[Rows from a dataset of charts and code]
========
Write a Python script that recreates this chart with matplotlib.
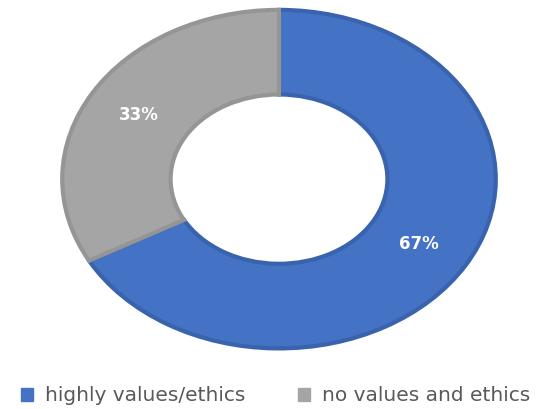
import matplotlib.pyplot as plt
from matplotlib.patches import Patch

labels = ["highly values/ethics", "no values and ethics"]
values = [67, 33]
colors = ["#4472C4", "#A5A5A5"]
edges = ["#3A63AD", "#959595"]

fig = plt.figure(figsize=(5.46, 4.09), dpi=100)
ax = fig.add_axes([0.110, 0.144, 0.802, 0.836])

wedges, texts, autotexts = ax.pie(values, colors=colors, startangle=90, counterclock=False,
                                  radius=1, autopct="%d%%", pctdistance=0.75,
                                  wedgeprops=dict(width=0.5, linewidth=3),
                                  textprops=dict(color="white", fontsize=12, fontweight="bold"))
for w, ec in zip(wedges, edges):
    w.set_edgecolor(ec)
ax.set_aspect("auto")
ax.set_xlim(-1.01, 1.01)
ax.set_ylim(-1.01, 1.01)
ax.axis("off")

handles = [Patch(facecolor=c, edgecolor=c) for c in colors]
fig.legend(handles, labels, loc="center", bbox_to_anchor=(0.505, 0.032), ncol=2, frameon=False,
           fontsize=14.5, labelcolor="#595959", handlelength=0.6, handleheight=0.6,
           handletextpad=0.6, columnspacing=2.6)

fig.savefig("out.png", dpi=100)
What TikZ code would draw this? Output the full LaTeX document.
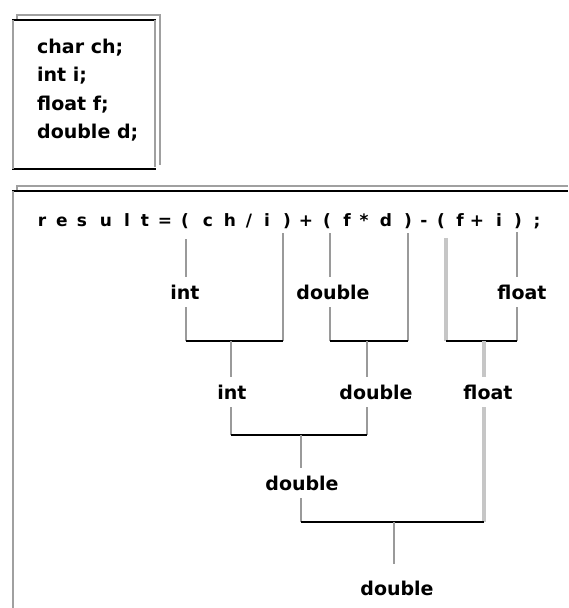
========
## WHAT TO DO
Count the lines above that contain the word "matplotlib". Give only the number.

## ANSWER FOR THIS EXERCISE
3